Repeat every line of the listing below exactly, minus the pictures.

====================

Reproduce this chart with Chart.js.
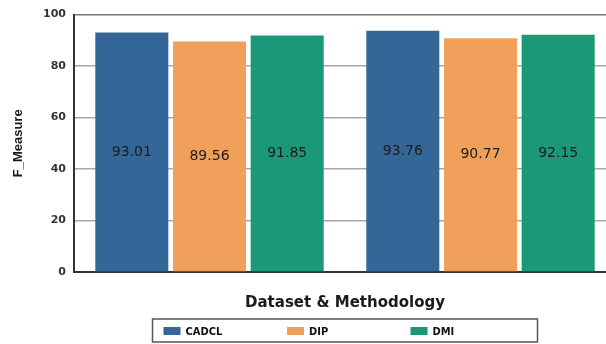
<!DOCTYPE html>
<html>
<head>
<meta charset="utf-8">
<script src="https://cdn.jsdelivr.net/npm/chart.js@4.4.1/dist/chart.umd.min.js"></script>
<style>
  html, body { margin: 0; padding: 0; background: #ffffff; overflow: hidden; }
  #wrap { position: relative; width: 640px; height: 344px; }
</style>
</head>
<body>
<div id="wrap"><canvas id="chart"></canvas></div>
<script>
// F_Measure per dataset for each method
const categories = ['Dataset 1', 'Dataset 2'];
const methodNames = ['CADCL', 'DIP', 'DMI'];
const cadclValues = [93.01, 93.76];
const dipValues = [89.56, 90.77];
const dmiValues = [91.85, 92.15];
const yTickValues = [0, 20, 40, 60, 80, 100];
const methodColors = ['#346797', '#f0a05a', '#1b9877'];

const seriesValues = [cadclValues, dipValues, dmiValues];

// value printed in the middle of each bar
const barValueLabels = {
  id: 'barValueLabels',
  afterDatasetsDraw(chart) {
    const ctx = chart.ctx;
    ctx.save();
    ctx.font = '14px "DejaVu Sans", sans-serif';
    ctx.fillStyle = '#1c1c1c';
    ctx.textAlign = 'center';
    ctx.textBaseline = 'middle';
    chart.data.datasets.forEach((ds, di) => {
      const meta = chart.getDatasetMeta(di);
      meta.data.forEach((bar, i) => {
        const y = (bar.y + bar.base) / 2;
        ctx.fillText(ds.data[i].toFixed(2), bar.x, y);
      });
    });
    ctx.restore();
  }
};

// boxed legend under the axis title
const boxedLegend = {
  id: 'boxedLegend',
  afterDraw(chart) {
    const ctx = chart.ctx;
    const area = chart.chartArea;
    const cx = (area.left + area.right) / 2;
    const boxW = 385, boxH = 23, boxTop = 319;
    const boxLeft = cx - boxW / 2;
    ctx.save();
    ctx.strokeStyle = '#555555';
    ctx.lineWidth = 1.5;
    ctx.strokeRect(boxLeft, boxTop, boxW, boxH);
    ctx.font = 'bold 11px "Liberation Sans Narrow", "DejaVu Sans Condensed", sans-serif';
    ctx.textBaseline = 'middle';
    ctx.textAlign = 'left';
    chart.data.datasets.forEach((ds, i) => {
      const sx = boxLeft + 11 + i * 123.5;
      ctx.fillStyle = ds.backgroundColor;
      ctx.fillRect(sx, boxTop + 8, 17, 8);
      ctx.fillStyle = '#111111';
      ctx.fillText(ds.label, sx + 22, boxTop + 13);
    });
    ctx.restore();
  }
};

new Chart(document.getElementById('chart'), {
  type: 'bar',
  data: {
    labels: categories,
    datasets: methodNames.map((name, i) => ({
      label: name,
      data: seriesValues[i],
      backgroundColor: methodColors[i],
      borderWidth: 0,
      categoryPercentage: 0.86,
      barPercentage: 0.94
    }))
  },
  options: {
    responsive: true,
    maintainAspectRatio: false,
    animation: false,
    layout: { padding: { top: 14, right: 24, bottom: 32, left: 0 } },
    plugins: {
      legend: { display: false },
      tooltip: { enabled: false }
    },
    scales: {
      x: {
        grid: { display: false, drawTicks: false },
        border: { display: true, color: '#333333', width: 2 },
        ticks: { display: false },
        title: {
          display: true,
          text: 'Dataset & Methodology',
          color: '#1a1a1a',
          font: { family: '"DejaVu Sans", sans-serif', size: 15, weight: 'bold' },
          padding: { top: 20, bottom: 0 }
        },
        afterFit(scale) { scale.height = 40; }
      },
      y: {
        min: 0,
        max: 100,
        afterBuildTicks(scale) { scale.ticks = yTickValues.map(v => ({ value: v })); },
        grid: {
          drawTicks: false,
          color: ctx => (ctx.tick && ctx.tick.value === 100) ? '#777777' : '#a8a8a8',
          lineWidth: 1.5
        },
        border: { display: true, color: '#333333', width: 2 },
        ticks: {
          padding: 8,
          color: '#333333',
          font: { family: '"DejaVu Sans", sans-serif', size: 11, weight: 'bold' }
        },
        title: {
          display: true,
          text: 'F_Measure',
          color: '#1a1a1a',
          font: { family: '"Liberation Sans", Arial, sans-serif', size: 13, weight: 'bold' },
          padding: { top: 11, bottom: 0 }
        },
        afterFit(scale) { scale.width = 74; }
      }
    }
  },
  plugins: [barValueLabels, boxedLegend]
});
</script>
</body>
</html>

====================

# [Expected answer]
Reproduce this chart with Chart.js.
<!DOCTYPE html>
<html>
<head>
<meta charset="utf-8">
<script src="https://cdn.jsdelivr.net/npm/chart.js@4.4.1/dist/chart.umd.min.js"></script>
<style>
  html, body { margin: 0; padding: 0; background: #ffffff; overflow: hidden; }
  #wrap { position: relative; width: 640px; height: 344px; }
</style>
</head>
<body>
<div id="wrap"><canvas id="chart"></canvas></div>
<script>
// F_Measure per dataset for each method
const categories = ['Dataset 1', 'Dataset 2'];
const methodNames = ['CADCL', 'DIP', 'DMI'];
const cadclValues = [93.01, 93.76];
const dipValues = [89.56, 90.77];
const dmiValues = [91.85, 92.15];
const yTickValues = [0, 20, 40, 60, 80, 100];
const methodColors = ['#346797', '#f0a05a', '#1b9877'];

const seriesValues = [cadclValues, dipValues, dmiValues];

// value printed in the middle of each bar
const barValueLabels = {
  id: 'barValueLabels',
  afterDatasetsDraw(chart) {
    const ctx = chart.ctx;
    ctx.save();
    ctx.font = '14px "DejaVu Sans", sans-serif';
    ctx.fillStyle = '#1c1c1c';
    ctx.textAlign = 'center';
    ctx.textBaseline = 'middle';
    chart.data.datasets.forEach((ds, di) => {
      const meta = chart.getDatasetMeta(di);
      meta.data.forEach((bar, i) => {
        const y = (bar.y + bar.base) / 2;
        ctx.fillText(ds.data[i].toFixed(2), bar.x, y);
      });
    });
    ctx.restore();
  }
};

// boxed legend under the axis title
const boxedLegend = {
  id: 'boxedLegend',
  afterDraw(chart) {
    const ctx = chart.ctx;
    const area = chart.chartArea;
    const cx = (area.left + area.right) / 2;
    const boxW = 385, boxH = 23, boxTop = 319;
    const boxLeft = cx - boxW / 2;
    ctx.save();
    ctx.strokeStyle = '#555555';
    ctx.lineWidth = 1.5;
    ctx.strokeRect(boxLeft, boxTop, boxW, boxH);
    ctx.font = 'bold 11px "Liberation Sans Narrow", "DejaVu Sans Condensed", sans-serif';
    ctx.textBaseline = 'middle';
    ctx.textAlign = 'left';
    chart.data.datasets.forEach((ds, i) => {
      const sx = boxLeft + 11 + i * 123.5;
      ctx.fillStyle = ds.backgroundColor;
      ctx.fillRect(sx, boxTop + 8, 17, 8);
      ctx.fillStyle = '#111111';
      ctx.fillText(ds.label, sx + 22, boxTop + 13);
    });
    ctx.restore();
  }
};

new Chart(document.getElementById('chart'), {
  type: 'bar',
  data: {
    labels: categories,
    datasets: methodNames.map((name, i) => ({
      label: name,
      data: seriesValues[i],
      backgroundColor: methodColors[i],
      borderWidth: 0,
      categoryPercentage: 0.86,
      barPercentage: 0.94
    }))
  },
  options: {
    responsive: true,
    maintainAspectRatio: false,
    animation: false,
    layout: { padding: { top: 14, right: 24, bottom: 32, left: 0 } },
    plugins: {
      legend: { display: false },
      tooltip: { enabled: false }
    },
    scales: {
      x: {
        grid: { display: false, drawTicks: false },
        border: { display: true, color: '#333333', width: 2 },
        ticks: { display: false },
        title: {
          display: true,
          text: 'Dataset & Methodology',
          color: '#1a1a1a',
          font: { family: '"DejaVu Sans", sans-serif', size: 15, weight: 'bold' },
          padding: { top: 20, bottom: 0 }
        },
        afterFit(scale) { scale.height = 40; }
      },
      y: {
        min: 0,
        max: 100,
        afterBuildTicks(scale) { scale.ticks = yTickValues.map(v => ({ value: v })); },
        grid: {
          drawTicks: false,
          color: ctx => (ctx.tick && ctx.tick.value === 100) ? '#777777' : '#a8a8a8',
          lineWidth: 1.5
        },
        border: { display: true, color: '#333333', width: 2 },
        ticks: {
          padding: 8,
          color: '#333333',
          font: { family: '"DejaVu Sans", sans-serif', size: 11, weight: 'bold' }
        },
        title: {
          display: true,
          text: 'F_Measure',
          color: '#1a1a1a',
          font: { family: '"Liberation Sans", Arial, sans-serif', size: 13, weight: 'bold' },
          padding: { top: 11, bottom: 0 }
        },
        afterFit(scale) { scale.width = 74; }
      }
    }
  },
  plugins: [barValueLabels, boxedLegend]
});
</script>
</body>
</html>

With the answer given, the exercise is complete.